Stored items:

########################################

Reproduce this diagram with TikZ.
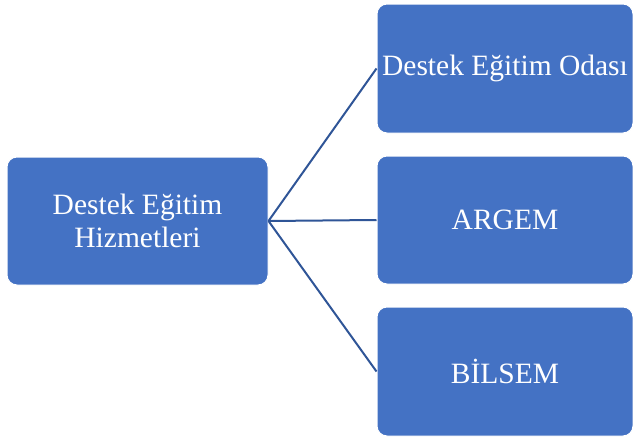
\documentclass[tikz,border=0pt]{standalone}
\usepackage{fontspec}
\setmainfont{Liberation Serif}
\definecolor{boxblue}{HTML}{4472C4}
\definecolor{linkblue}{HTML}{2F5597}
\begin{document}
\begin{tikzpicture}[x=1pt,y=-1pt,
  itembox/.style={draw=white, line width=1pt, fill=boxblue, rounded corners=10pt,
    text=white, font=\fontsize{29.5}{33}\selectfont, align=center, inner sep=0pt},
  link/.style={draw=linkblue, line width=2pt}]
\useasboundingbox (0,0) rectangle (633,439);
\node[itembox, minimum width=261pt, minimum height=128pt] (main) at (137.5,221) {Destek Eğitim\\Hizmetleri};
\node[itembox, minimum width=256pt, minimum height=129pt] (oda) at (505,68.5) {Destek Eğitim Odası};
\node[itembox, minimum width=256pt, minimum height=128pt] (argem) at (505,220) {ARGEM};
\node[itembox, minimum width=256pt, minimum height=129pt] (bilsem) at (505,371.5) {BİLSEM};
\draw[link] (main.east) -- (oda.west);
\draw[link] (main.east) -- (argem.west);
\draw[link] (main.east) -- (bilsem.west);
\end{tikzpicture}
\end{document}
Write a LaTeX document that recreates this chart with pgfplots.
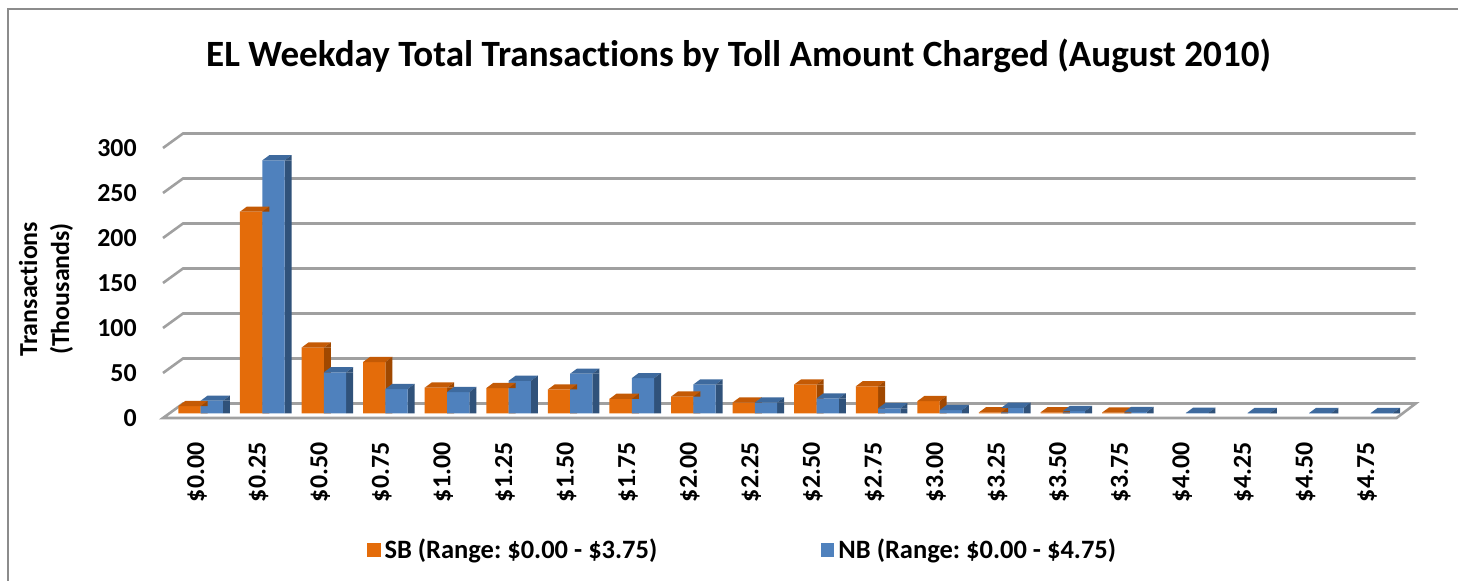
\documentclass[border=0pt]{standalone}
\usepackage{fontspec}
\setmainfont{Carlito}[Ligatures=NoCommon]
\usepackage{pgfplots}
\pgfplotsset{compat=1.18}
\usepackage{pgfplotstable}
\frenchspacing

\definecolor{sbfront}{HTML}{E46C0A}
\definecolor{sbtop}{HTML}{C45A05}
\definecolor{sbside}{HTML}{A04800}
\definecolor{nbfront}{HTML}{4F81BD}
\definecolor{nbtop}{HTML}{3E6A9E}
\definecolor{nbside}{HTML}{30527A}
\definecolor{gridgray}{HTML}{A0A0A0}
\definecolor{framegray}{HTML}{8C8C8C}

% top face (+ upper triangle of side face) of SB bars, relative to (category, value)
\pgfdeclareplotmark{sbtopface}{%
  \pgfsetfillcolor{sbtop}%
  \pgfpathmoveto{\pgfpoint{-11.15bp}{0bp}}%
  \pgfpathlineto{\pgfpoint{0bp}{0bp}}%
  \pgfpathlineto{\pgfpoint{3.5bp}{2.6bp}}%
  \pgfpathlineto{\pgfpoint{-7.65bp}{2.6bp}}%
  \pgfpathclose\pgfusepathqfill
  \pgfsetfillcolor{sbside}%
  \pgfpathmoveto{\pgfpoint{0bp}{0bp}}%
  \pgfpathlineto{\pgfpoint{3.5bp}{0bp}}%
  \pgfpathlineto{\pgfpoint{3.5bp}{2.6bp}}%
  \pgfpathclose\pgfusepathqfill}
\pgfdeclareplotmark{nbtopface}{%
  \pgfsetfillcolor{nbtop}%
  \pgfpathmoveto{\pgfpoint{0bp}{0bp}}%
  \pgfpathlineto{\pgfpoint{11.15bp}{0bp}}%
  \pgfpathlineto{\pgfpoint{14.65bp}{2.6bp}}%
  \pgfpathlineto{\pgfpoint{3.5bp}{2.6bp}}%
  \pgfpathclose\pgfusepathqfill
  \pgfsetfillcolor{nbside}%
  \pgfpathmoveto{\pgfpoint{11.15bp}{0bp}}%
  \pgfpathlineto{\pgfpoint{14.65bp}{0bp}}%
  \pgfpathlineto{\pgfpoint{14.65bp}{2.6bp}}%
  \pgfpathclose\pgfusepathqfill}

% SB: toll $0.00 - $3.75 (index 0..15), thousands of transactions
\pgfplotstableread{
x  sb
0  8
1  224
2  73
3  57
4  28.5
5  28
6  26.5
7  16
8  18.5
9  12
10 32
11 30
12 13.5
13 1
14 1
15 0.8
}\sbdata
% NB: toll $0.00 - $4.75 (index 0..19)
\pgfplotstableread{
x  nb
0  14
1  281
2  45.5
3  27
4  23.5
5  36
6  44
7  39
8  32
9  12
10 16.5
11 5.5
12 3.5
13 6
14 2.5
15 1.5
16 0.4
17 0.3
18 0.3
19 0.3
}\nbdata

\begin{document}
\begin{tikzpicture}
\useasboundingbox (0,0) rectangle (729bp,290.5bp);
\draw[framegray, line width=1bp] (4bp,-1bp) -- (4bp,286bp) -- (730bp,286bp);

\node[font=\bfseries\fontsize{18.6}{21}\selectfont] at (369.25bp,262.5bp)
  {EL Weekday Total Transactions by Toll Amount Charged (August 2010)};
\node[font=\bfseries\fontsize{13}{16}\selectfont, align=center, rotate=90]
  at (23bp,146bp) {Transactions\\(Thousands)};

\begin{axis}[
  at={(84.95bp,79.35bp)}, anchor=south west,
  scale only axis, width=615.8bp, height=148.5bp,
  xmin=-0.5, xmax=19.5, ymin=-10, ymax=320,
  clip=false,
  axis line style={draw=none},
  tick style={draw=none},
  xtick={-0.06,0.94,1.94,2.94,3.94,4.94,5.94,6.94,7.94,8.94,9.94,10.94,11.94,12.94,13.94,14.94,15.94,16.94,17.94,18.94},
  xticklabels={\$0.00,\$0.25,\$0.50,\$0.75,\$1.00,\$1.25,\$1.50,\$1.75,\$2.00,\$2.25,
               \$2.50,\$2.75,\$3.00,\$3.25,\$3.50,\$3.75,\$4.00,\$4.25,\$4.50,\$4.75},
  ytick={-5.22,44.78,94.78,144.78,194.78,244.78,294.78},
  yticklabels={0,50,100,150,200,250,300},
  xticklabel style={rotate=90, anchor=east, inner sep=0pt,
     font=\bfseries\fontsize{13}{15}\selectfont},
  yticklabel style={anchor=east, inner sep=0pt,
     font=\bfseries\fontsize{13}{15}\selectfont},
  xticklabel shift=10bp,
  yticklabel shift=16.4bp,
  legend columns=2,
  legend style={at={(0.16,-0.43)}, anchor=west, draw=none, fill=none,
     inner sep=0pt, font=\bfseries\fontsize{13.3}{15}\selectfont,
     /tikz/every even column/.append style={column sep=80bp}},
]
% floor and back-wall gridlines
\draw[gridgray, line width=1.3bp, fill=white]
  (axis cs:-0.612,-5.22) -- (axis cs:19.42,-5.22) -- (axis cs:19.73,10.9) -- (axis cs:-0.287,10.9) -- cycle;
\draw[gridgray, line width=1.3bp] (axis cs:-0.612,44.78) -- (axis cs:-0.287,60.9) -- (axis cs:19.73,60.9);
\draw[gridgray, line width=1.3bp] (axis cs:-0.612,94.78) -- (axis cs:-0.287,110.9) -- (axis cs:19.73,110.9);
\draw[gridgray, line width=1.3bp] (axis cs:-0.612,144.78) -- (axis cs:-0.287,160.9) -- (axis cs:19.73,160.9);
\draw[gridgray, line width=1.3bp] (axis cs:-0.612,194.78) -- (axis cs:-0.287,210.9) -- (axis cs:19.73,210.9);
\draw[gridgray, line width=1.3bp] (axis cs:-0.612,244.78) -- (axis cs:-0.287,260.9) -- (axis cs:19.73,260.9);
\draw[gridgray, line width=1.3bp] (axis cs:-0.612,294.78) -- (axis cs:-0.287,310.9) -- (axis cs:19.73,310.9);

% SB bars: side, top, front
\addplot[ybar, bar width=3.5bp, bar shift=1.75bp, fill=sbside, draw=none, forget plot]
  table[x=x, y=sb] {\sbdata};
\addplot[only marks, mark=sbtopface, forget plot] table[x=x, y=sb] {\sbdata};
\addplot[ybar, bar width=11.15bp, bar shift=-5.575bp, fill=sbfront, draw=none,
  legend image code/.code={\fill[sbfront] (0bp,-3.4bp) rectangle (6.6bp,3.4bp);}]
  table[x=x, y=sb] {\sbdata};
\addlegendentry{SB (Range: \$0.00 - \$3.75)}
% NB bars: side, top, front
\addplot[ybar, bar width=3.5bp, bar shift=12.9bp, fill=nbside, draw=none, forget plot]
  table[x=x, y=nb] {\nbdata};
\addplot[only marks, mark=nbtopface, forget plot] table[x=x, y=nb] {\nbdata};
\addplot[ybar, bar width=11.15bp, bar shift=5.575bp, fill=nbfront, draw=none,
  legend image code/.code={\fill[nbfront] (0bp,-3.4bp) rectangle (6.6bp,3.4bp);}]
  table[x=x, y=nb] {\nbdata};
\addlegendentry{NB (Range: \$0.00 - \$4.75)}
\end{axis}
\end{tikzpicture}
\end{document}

########################################

__PROMPT__:
Copy every line in the entries above that has the string "this" in it.

__THE RESULT__:
Reproduce this diagram with TikZ.
Write a LaTeX document that recreates this chart with pgfplots.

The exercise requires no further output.